TO DO: In the records below, reproduce exactly the lines from the one containing "Recreate this image" through the one containing "import * as", both included, and omit the pictures.

ENTRIES SHOWN:
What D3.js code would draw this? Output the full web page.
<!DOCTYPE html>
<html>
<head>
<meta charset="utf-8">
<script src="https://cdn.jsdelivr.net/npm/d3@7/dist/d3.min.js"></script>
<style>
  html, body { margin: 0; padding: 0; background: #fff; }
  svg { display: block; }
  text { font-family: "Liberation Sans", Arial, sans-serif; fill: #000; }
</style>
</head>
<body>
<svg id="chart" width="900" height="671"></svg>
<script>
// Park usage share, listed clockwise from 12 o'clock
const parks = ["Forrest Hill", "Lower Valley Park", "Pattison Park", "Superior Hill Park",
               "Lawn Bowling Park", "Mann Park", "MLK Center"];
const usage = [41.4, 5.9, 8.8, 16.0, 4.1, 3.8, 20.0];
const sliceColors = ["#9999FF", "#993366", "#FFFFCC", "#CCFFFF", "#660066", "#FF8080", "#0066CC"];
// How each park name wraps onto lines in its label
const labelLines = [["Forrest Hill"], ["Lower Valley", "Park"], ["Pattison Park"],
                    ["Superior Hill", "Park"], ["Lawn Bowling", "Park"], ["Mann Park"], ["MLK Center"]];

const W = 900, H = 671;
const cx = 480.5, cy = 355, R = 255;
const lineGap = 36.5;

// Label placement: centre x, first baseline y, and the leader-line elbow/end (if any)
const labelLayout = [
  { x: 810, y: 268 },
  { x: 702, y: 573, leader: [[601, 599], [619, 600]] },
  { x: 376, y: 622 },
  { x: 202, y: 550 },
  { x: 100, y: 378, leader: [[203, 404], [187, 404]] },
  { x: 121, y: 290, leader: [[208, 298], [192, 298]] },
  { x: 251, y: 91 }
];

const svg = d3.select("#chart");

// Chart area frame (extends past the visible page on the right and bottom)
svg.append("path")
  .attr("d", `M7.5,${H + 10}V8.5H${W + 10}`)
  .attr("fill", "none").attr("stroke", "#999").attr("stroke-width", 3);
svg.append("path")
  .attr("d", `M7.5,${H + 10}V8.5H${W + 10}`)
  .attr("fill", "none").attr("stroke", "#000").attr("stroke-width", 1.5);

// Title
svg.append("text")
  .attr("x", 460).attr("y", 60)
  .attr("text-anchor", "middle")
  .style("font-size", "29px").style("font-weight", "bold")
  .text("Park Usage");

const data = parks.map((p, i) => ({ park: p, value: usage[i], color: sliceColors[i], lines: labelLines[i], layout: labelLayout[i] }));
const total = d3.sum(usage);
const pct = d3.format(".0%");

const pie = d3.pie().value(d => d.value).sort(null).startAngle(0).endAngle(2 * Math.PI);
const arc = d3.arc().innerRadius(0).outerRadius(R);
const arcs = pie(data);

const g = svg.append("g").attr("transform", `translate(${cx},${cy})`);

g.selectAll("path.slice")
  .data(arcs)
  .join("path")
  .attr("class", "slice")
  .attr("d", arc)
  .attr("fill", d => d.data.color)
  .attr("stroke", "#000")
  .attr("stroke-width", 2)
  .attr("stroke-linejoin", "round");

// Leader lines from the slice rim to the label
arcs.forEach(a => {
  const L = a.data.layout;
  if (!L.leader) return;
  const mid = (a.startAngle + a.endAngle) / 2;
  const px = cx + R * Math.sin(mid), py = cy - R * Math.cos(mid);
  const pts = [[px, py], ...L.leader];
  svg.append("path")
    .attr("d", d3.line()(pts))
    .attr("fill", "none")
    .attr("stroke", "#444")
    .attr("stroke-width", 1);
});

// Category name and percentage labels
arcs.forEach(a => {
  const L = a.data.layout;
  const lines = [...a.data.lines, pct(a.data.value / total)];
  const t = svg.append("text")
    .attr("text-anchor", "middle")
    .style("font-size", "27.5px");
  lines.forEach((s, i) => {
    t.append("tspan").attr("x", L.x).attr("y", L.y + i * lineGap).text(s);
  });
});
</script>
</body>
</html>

==

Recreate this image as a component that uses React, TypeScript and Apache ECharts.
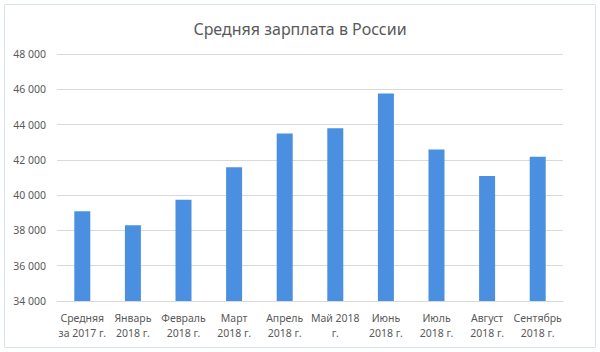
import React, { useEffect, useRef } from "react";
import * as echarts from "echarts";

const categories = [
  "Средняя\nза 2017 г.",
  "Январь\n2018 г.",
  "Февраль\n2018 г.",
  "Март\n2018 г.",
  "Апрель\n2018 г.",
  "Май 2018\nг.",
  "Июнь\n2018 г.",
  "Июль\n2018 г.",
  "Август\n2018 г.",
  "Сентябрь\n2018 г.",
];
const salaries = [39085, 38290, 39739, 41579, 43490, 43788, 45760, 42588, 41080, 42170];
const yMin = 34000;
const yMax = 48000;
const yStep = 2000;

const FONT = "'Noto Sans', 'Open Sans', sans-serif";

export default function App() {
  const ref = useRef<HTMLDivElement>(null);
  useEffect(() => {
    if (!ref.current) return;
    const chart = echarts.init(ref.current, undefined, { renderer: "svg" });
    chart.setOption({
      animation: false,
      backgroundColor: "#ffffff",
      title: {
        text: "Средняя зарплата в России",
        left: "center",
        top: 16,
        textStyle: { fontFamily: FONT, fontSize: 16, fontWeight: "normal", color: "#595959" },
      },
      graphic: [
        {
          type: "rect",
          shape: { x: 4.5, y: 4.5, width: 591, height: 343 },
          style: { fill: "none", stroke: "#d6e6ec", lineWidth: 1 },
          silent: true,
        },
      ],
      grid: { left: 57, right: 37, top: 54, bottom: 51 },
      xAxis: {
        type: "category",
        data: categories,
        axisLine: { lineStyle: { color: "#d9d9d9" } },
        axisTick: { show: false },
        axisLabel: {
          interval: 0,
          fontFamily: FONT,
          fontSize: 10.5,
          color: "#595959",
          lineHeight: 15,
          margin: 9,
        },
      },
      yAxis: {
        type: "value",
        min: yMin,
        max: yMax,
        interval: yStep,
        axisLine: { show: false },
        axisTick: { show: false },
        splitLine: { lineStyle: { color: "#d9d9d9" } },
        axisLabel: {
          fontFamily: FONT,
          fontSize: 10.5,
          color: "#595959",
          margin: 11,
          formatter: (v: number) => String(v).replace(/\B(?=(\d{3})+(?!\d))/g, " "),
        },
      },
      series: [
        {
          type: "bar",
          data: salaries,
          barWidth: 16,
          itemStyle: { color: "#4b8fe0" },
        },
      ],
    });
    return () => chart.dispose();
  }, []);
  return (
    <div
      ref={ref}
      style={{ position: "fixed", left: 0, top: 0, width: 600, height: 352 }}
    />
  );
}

---

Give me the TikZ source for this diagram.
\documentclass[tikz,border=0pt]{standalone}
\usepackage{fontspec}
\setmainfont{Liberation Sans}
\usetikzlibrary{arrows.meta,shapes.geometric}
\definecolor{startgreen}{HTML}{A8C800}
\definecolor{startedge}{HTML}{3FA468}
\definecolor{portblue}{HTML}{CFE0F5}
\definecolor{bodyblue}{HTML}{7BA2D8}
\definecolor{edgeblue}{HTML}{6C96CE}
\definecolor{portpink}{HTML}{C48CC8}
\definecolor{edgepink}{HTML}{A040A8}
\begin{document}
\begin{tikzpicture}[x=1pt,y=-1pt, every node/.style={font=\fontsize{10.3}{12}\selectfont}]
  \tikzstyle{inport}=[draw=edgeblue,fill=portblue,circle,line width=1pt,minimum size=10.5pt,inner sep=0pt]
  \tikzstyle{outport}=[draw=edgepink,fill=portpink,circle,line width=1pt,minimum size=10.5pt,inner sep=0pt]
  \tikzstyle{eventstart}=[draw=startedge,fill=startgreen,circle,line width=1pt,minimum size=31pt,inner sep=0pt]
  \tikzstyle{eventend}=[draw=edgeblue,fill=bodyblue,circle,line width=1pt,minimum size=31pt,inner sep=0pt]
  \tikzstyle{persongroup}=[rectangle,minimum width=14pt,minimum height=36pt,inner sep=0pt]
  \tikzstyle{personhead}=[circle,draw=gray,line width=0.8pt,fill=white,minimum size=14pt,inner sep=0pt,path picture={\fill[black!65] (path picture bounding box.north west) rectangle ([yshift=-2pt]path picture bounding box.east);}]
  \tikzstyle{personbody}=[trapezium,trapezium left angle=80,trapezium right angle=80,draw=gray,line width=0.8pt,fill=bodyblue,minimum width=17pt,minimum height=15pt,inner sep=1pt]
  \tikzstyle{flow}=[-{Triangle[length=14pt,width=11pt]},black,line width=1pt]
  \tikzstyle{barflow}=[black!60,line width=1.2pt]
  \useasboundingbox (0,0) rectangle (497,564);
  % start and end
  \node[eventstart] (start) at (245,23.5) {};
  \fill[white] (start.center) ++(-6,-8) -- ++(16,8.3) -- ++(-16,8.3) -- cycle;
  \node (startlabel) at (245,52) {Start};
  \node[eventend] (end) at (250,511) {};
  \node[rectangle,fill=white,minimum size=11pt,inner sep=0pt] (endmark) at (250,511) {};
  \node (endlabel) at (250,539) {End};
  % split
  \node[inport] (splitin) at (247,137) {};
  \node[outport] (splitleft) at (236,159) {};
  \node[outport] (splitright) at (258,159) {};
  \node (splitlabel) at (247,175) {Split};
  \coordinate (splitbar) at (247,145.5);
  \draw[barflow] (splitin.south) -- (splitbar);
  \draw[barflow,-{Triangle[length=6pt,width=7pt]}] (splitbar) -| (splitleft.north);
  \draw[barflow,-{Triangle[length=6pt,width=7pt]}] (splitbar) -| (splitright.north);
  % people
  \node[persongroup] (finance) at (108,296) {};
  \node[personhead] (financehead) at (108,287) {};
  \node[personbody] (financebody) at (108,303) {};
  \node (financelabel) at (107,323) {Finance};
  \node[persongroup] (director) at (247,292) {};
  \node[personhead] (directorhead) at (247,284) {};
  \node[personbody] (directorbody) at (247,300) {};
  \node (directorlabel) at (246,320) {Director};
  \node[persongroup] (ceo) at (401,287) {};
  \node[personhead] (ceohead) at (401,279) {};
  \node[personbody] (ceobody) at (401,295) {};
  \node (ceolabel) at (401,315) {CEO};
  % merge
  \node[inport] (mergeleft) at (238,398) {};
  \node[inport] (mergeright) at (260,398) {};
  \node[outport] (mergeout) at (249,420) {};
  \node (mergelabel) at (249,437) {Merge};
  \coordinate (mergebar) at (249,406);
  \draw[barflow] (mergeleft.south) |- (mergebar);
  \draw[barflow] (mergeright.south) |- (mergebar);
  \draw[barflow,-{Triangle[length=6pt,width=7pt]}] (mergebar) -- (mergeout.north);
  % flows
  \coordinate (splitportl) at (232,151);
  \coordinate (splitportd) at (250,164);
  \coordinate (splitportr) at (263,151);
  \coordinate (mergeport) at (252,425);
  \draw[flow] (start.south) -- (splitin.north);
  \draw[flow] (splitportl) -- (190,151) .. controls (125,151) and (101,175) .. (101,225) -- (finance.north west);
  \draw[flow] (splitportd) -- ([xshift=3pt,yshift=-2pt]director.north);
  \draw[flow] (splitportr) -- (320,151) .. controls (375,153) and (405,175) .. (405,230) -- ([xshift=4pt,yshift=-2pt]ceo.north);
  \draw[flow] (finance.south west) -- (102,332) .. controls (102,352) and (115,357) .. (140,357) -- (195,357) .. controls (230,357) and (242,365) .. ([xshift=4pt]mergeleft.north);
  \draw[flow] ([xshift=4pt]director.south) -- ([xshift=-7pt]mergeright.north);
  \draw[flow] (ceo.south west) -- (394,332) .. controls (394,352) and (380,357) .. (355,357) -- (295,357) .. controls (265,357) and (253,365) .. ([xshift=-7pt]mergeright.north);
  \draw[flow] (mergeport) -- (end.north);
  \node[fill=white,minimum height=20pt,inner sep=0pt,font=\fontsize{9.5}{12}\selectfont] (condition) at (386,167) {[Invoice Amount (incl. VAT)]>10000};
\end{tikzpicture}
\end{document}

SOLVED EXERCISE:
Recreate this image as a component that uses React, TypeScript and Apache ECharts.
import React, { useEffect, useRef } from "react";
import * as echarts from "echarts";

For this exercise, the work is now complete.